Instructions for the task – Write out every line of the material as it stands, apart from the pictures.
— begin Provided data —
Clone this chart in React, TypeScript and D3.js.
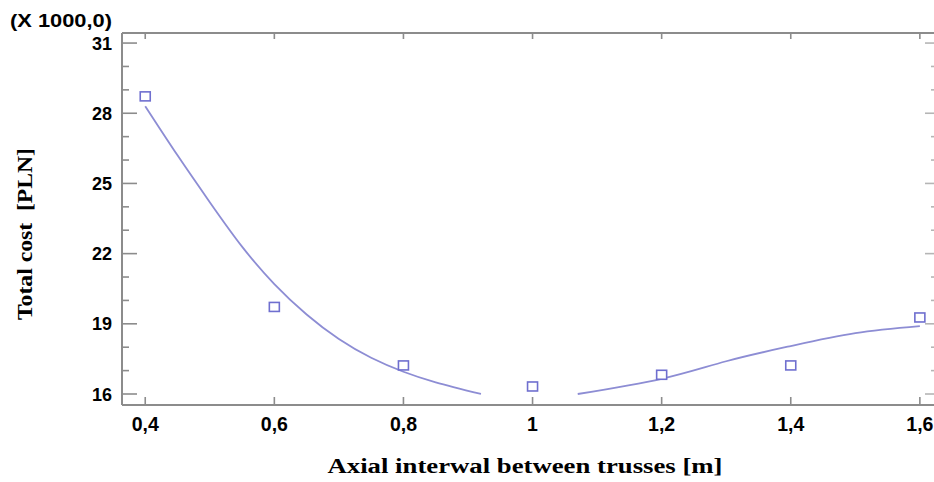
import * as d3 from "d3";
import { useEffect, useRef } from "react";

// values
const spacing = [0.4, 0.6, 0.8, 1.0, 1.2, 1.4, 1.6];
const cost = [28.7, 19.7, 17.2, 16.3, 16.8, 17.2, 19.25];

// fitted curve, drawn in two pieces (it is cut where it drops to 16)
const fitLeftX = [0.4, 0.45, 0.5, 0.55, 0.6, 0.65, 0.7, 0.75, 0.8, 0.85, 0.92];
const fitLeftY = [28.3, 26.2, 24.2, 22.3, 20.7, 19.4, 18.35, 17.55, 16.95, 16.5, 16.0];
const fitRightX = [1.07, 1.2, 1.3, 1.4, 1.5, 1.6];
const fitRightY = [16.0, 16.65, 17.4, 18.05, 18.6, 18.9];

const xTicks = [0.4, 0.6, 0.8, 1.0, 1.2, 1.4, 1.6];
const yTicks = [16, 19, 22, 25, 28, 31];

const width = 934,
  height = 482;
const margin = { top: 33, left: 122, right: -2, bottom: 77 };

const sans = "Liberation Sans, Arial, sans-serif";
const serif = "Liberation Serif, Times New Roman, serif";

const App = () => {
  const ref = useRef<SVGSVGElement>(null);

  useEffect(() => {
    const svg = d3.select(ref.current);
    svg.selectAll("*").remove();

    const x = d3
      .scaleLinear()
      .domain([0.364, 1.625])
      .range([margin.left, width - margin.right]);
    const y = d3
      .scaleLinear()
      .domain([15.53, 31.43])
      .range([height - margin.bottom, margin.top]);

    const axisColor = "#8c8c8c";
    const fmt = (v: number) => d3.format("~g")(v).replace(".", ",");

    const g = svg.append("g");

    // frame
    const [x0, x1] = x.range();
    const [y0, y1] = y.range();
    g.append("path")
      .attr("d", `M${x0},${y1}H${x1}M${x0},${y0}H${x1}M${x0},${y0}V${y1}M${x1},${y0}V${y1}`)
      .attr("stroke", axisColor)
      .attr("stroke-width", 2)
      .attr("fill", "none");

    // y ticks: major every 3, minor every 1
    d3.range(16, 32, 1).forEach((v) => {
      const major = yTicks.includes(v);
      g.append("line")
        .attr("x1", x0)
        .attr("x2", x0 + (major ? 15 : 7))
        .attr("y1", y(v))
        .attr("y2", y(v))
        .attr("stroke", axisColor)
        .attr("stroke-width", 1.6);
      g.append("line")
        .attr("x1", major ? width - 9 : width - 3)
        .attr("x2", width)
        .attr("y1", y(v))
        .attr("y2", y(v))
        .attr("stroke", "#b5b5b5")
        .attr("stroke-width", 1.6);
    });

    yTicks.forEach((v) => {
      g.append("text")
        .attr("x", 112)
        .attr("y", y(v) + 6.5)
        .attr("text-anchor", "end")
        .attr("font-family", sans)
        .attr("font-weight", "bold")
        .attr("font-size", 18)
        .text(v);
    });

    xTicks.forEach((v) => {
      g.append("line")
        .attr("x1", x(v))
        .attr("x2", x(v))
        .attr("y1", y0)
        .attr("y2", y0 - 8)
        .attr("stroke", axisColor)
        .attr("stroke-width", 1.6);
      g.append("line")
        .attr("x1", x(v))
        .attr("x2", x(v))
        .attr("y1", y1)
        .attr("y2", y1 + 6)
        .attr("stroke", axisColor)
        .attr("stroke-width", 1.6);
      g.append("text")
        .attr("x", x(v))
        .attr("y", 431)
        .attr("text-anchor", "middle")
        .attr("font-family", sans)
        .attr("font-weight", "bold")
        .attr("font-size", 19.5)
        .text(fmt(v));
    });

    // multiplier
    g.append("text")
      .attr("x", 10)
      .attr("y", 27)
      .attr("font-family", sans)
      .attr("font-weight", "bold")
      .attr("font-size", 18)
      .attr("textLength", 102)
      .attr("lengthAdjust", "spacingAndGlyphs")
      .text("(X 1000,0)");

    // titles
    g.append("text")
      .attr("x", 525)
      .attr("y", 473)
      .attr("text-anchor", "middle")
      .attr("font-family", serif)
      .attr("font-weight", "bold")
      .attr("font-size", 20)
      .attr("textLength", 395)
      .attr("lengthAdjust", "spacingAndGlyphs")
      .text("Axial interwal between trusses [m]");

    g.append("text")
      .attr("transform", "translate(32,234) rotate(-90)")
      .attr("text-anchor", "middle")
      .attr("font-family", serif)
      .attr("font-weight", "bold")
      .attr("font-size", 20)
      .attr("textLength", 172)
      .attr("lengthAdjust", "spacingAndGlyphs")
      .attr("xml:space", "preserve")
      .text("Total cost  [PLN]");

    // fitted curve
    const line = d3
      .line<[number, number]>()
      .x((d) => x(d[0]))
      .y((d) => y(d[1]))
      .curve(d3.curveNatural);

    const pieces = [
      d3.zip(fitLeftX, fitLeftY) as [number, number][],
      d3.zip(fitRightX, fitRightY) as [number, number][],
    ];
    pieces.forEach((p) => {
      g.append("path")
        .attr("d", line(p))
        .attr("fill", "none")
        .attr("stroke", "#8d8dd4")
        .attr("stroke-width", 1.8);
    });

    // observed points
    g.selectAll("rect.pt")
      .data(d3.zip(spacing, cost))
      .join("rect")
      .attr("class", "pt")
      .attr("x", (d) => x(d[0]) - 5)
      .attr("y", (d) => y(d[1]) - 5)
      .attr("width", 10)
      .attr("height", 9)
      .attr("fill", "white")
      .attr("stroke", "#6f6fcf")
      .attr("stroke-width", 1.6);
  }, []);

  return (
    <svg
      ref={ref}
      width={width}
      height={height}
      style={{ position: "absolute", left: 0, top: 0, background: "white" }}
    />
  );
};

export default App;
— end Provided data —
Problem solution –
Clone this chart in React, TypeScript and D3.js.
import * as d3 from "d3";
import { useEffect, useRef } from "react";

// values
const spacing = [0.4, 0.6, 0.8, 1.0, 1.2, 1.4, 1.6];
const cost = [28.7, 19.7, 17.2, 16.3, 16.8, 17.2, 19.25];

// fitted curve, drawn in two pieces (it is cut where it drops to 16)
const fitLeftX = [0.4, 0.45, 0.5, 0.55, 0.6, 0.65, 0.7, 0.75, 0.8, 0.85, 0.92];
const fitLeftY = [28.3, 26.2, 24.2, 22.3, 20.7, 19.4, 18.35, 17.55, 16.95, 16.5, 16.0];
const fitRightX = [1.07, 1.2, 1.3, 1.4, 1.5, 1.6];
const fitRightY = [16.0, 16.65, 17.4, 18.05, 18.6, 18.9];

const xTicks = [0.4, 0.6, 0.8, 1.0, 1.2, 1.4, 1.6];
const yTicks = [16, 19, 22, 25, 28, 31];

const width = 934,
  height = 482;
const margin = { top: 33, left: 122, right: -2, bottom: 77 };

const sans = "Liberation Sans, Arial, sans-serif";
const serif = "Liberation Serif, Times New Roman, serif";

const App = () => {
  const ref = useRef<SVGSVGElement>(null);

  useEffect(() => {
    const svg = d3.select(ref.current);
    svg.selectAll("*").remove();

    const x = d3
      .scaleLinear()
      .domain([0.364, 1.625])
      .range([margin.left, width - margin.right]);
    const y = d3
      .scaleLinear()
      .domain([15.53, 31.43])
      .range([height - margin.bottom, margin.top]);

    const axisColor = "#8c8c8c";
    const fmt = (v: number) => d3.format("~g")(v).replace(".", ",");

    const g = svg.append("g");

    // frame
    const [x0, x1] = x.range();
    const [y0, y1] = y.range();
    g.append("path")
      .attr("d", `M${x0},${y1}H${x1}M${x0},${y0}H${x1}M${x0},${y0}V${y1}M${x1},${y0}V${y1}`)
      .attr("stroke", axisColor)
      .attr("stroke-width", 2)
      .attr("fill", "none");

    // y ticks: major every 3, minor every 1
    d3.range(16, 32, 1).forEach((v) => {
      const major = yTicks.includes(v);
      g.append("line")
        .attr("x1", x0)
        .attr("x2", x0 + (major ? 15 : 7))
        .attr("y1", y(v))
        .attr("y2", y(v))
        .attr("stroke", axisColor)
        .attr("stroke-width", 1.6);
      g.append("line")
        .attr("x1", major ? width - 9 : width - 3)
        .attr("x2", width)
        .attr("y1", y(v))
        .attr("y2", y(v))
        .attr("stroke", "#b5b5b5")
        .attr("stroke-width", 1.6);
    });

    yTicks.forEach((v) => {
      g.append("text")
        .attr("x", 112)
        .attr("y", y(v) + 6.5)
        .attr("text-anchor", "end")
        .attr("font-family", sans)
        .attr("font-weight", "bold")
        .attr("font-size", 18)
        .text(v);
    });

    xTicks.forEach((v) => {
      g.append("line")
        .attr("x1", x(v))
        .attr("x2", x(v))
        .attr("y1", y0)
        .attr("y2", y0 - 8)
        .attr("stroke", axisColor)
        .attr("stroke-width", 1.6);
      g.append("line")
        .attr("x1", x(v))
        .attr("x2", x(v))
        .attr("y1", y1)
        .attr("y2", y1 + 6)
        .attr("stroke", axisColor)
        .attr("stroke-width", 1.6);
      g.append("text")
        .attr("x", x(v))
        .attr("y", 431)
        .attr("text-anchor", "middle")
        .attr("font-family", sans)
        .attr("font-weight", "bold")
        .attr("font-size", 19.5)
        .text(fmt(v));
    });

    // multiplier
    g.append("text")
      .attr("x", 10)
      .attr("y", 27)
      .attr("font-family", sans)
      .attr("font-weight", "bold")
      .attr("font-size", 18)
      .attr("textLength", 102)
      .attr("lengthAdjust", "spacingAndGlyphs")
      .text("(X 1000,0)");

    // titles
    g.append("text")
      .attr("x", 525)
      .attr("y", 473)
      .attr("text-anchor", "middle")
      .attr("font-family", serif)
      .attr("font-weight", "bold")
      .attr("font-size", 20)
      .attr("textLength", 395)
      .attr("lengthAdjust", "spacingAndGlyphs")
      .text("Axial interwal between trusses [m]");

    g.append("text")
      .attr("transform", "translate(32,234) rotate(-90)")
      .attr("text-anchor", "middle")
      .attr("font-family", serif)
      .attr("font-weight", "bold")
      .attr("font-size", 20)
      .attr("textLength", 172)
      .attr("lengthAdjust", "spacingAndGlyphs")
      .attr("xml:space", "preserve")
      .text("Total cost  [PLN]");

    // fitted curve
    const line = d3
      .line<[number, number]>()
      .x((d) => x(d[0]))
      .y((d) => y(d[1]))
      .curve(d3.curveNatural);

    const pieces = [
      d3.zip(fitLeftX, fitLeftY) as [number, number][],
      d3.zip(fitRightX, fitRightY) as [number, number][],
    ];
    pieces.forEach((p) => {
      g.append("path")
        .attr("d", line(p))
        .attr("fill", "none")
        .attr("stroke", "#8d8dd4")
        .attr("stroke-width", 1.8);
    });

    // observed points
    g.selectAll("rect.pt")
      .data(d3.zip(spacing, cost))
      .join("rect")
      .attr("class", "pt")
      .attr("x", (d) => x(d[0]) - 5)
      .attr("y", (d) => y(d[1]) - 5)
      .attr("width", 10)
      .attr("height", 9)
      .attr("fill", "white")
      .attr("stroke", "#6f6fcf")
      .attr("stroke-width", 1.6);
  }, []);

  return (
    <svg
      ref={ref}
      width={width}
      height={height}
      style={{ position: "absolute", left: 0, top: 0, background: "white" }}
    />
  );
};

export default App;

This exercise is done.